Context is king but not easy to create
As with many other solutions such as voice to text and translation, context is a significant challenge for Bernardoni. ET asked how is the system taught context? Is Bernardoni using a pre-built understanding for context for language? How much time is spent on contextual analysis? One major challenge ET was interested in is dealing with industry specific language and terminology.
According to Bernardoni: “Contextual analysis is one of the first challenges when we implement a model. It is not only contextual in UK English, in American English law you have a big difference between the two.”
ET asked if this meant Clifford Chance had built its own context engine?
Bernardoni replied: “We don’t have a context engine but what you do usually is use a concept called embeddings. When working with text you convert the text to numbers. Machine learning models only understand maths. You start to count how many times a word appears in the text. But it is not giving you the contextuality that you are looking for.”
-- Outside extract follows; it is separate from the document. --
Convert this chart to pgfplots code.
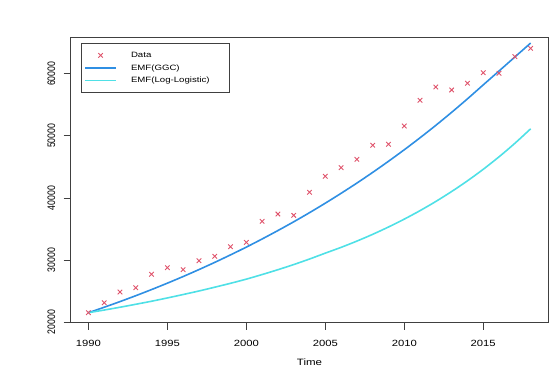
\documentclass[border=0pt]{standalone}
\usepackage{fontspec}
\setmainfont{Liberation Sans}[FakeStretch=1.25]
\newfontfamily\yfont{Liberation Sans}[FakeStretch=0.8]
\usepackage{pgfplots}
\pgfplotsset{compat=1.18}
\definecolor{dred}{HTML}{DF536B}
\definecolor{ggcblue}{HTML}{2F8FE3}
\definecolor{llcyan}{HTML}{4FE0E6}
\pgfplotsset{
  legmark/.style={legend image code/.code={\draw[##1] plot coordinates {(15.5bp,0bp)}; \path[draw=none,fill=none] (0bp,0bp) rectangle (46bp,0bp);}},
}
\begin{document}
\begin{tikzpicture}
\useasboundingbox (-70.7bp,-47.3bp) rectangle (489.3bp,322.7bp);
\begin{axis}[
  at={(0,0)}, anchor=south west,
  scale only axis, width=477.6bp, height=285.4bp,
  xmin=1988.88, xmax=2019.12, ymin=19890, ymax=65880,
  axis line style={draw=black!75, line width=0.8bp},
  xtick={1990,1995,2000,2005,2010,2015},
  ytick={20000,30000,40000,50000,60000},
  xtick pos=bottom, ytick pos=left, tick align=outside,
  major tick length=7.2bp,
  tick style={draw=black!75, line width=0.8bp},
  scaled ticks=false,
  /pgf/number format/1000 sep={},
  /pgf/number format/assume math mode=true,
  xticklabel style={font=\fontsize{9bp}{10bp}\selectfont, anchor=north, inner sep=0pt, yshift=-10bp},
  yticklabel style={font=\yfont\fontsize{10.9bp}{12bp}\selectfont, rotate=90, anchor=south, inner sep=0pt, yshift=8bp},
  xlabel={Time},
  xlabel style={at={(axis description cs:0.5,0)}, anchor=center, yshift=-40bp, inner sep=0pt, font=\fontsize{9.2bp}{10bp}\selectfont},
  legend style={at={(0,1)}, anchor=north west, xshift=10.3bp, yshift=-5.7bp,
    draw=black!75, line width=0.8bp, fill=white,
    inner xsep=3bp, inner ysep=7bp, row sep=2.5bp,
    font=\fontsize{7.7bp}{9bp}\selectfont,
    nodes={inner sep=0pt, text height=7.5bp, text depth=2.5bp},
    cells={anchor=west}},
]
\addplot[only marks, mark=x, mark size=3.2bp, mark options={line width=0.9bp}, color=dred, legmark]
coordinates {
(1990,21500) (1991,23110) (1992,24835) (1993,25530) (1994,27690)
(1995,28750) (1996,28430) (1997,29880) (1998,30590) (1999,32140)
(2000,32840) (2001,36230) (2002,37400) (2003,37190) (2004,40900)
(2005,43480) (2006,44870) (2007,46220) (2008,48480) (2009,48640)
(2010,51590) (2011,55730) (2012,57870) (2013,57390) (2014,58470)
(2015,60180) (2016,60080) (2017,62760) (2018,64110)
};
\addlegendentry{\makebox[95bp][l]{Data}}
\addplot[color=ggcblue, line width=1.6bp, no markers, smooth,
  legend image code/.code={\draw[ggcblue, line width=1.3bp] (0bp,0bp) -- (31bp,0bp); \path[draw=none,fill=none] (0bp,0bp) rectangle (46bp,0bp);}]
coordinates {
(1990,21500) (1991,22380) (1992,23290) (1993,24240) (1994,25230)
(1995,26260) (1996,27330) (1997,28450) (1998,29610) (1999,30820)
(2000,32070) (2001,33380) (2002,34740) (2003,36150) (2004,37620)
(2005,39150) (2006,40740) (2007,42390) (2008,44110) (2009,45900)
(2010,47760) (2011,49690) (2012,51700) (2013,53790) (2014,55960)
(2015,58210) (2016,60450) (2017,62700) (2018,64950)
};
\addlegendentry{\makebox[95bp][l]{EMF(GGC)}}
\addplot[color=llcyan, line width=1.6bp, no markers, smooth,
  legend image code/.code={\draw[llcyan, line width=1.3bp] (0bp,0bp) -- (31bp,0bp); \path[draw=none,fill=none] (0bp,0bp) rectangle (46bp,0bp);}]
coordinates {
(1990,21500) (1991,21930) (1992,22380) (1993,22860) (1994,23350)
(1995,23880) (1996,24430) (1997,25000) (1998,25610) (1999,26240)
(2000,26910) (2001,27650) (2002,28430) (2003,29260) (2004,30150)
(2005,31100) (2006,32030) (2007,33040) (2008,34130) (2009,35310)
(2010,36580) (2011,37950) (2012,39430) (2013,41030) (2014,42750)
(2015,44610) (2016,46620) (2017,48790) (2018,51130)
};
\addlegendentry{\makebox[95bp][l]{EMF(Log-Logistic)}}
\end{axis}
\end{tikzpicture}
\end{document}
Creating the contextual links starts ingesting a very large body of data. Then, Bernardoni says: “You use a number of algorithms. One of these creates a numerical vector for each word. For each word there can be 300, 700, 1000 points. Each one of these vectors represents the word with each of the variations the machine encountered inside that specific text. In that way you have the context quality.
“You are able to understand if the word BANK is a Financial institution or a river bank. Vectors allow you to use linear algebra to calculate the distance between the words and say something like ‘If I’m a man and I’m a king and she’s a woman, who is she? And you get the answer, she is a Queen.'”
When it comes to unique words and acronyms Bernardoni says it is not easy. It requires the model to identify unique instances. These are then substituted and transformed to create new vectors.
Translation brings its own challenges
Clifford Chance doesn’t build every model itself. Bernardoni explained that when translating from Chinese legal documents to English legal documents, you have another set of problems. To do this there are a number of pretrained models from different services that can be used. Many come with as many as 10,000 sentences that are domain specific. The advantage of this, said Bernardoni, is it: “Allows you to translates a Chinese loan to an English one with accuracy.”
Bernardoni also stressed that this is not left to just the machine. Everything is then checked by someone who speaks both languages. He said: “The work is not about substituting a lawyer or their expertise. It is about augmenting their capability and removing all the mundane and repetitive tasks that they have to do. At the end of the journey you always have the legal services come in and check that everything is correct.”
This is the same approach that the medical profession is taking. It, rightly, is concerned with the suggestion that medical professionals are being replaced by technology. Patients are not ready for that step. The same is true in legal services.
Enterprise Times: What does this mean?
That legal firms such as Clifford Chance are investing heavily into data science is no surprise. It is an industry that is dealing with lots of complex data and arcane processes. Rationalising it to remove the mundane not only removes cost but frees up fee earners to add value. If the systems built can be sold on, this makes the creation of technology solutions doubly successful.
There is significant demand out there for new lawtech solutions. The UK Government has just awarded a £2 million contract to Tech Nation to help create new solutions. How far that will go remains to be seen. For Clifford Chance and its competitors, this is a market they are already taking advantage of. New entrants will need to be wary of the heavy hitters.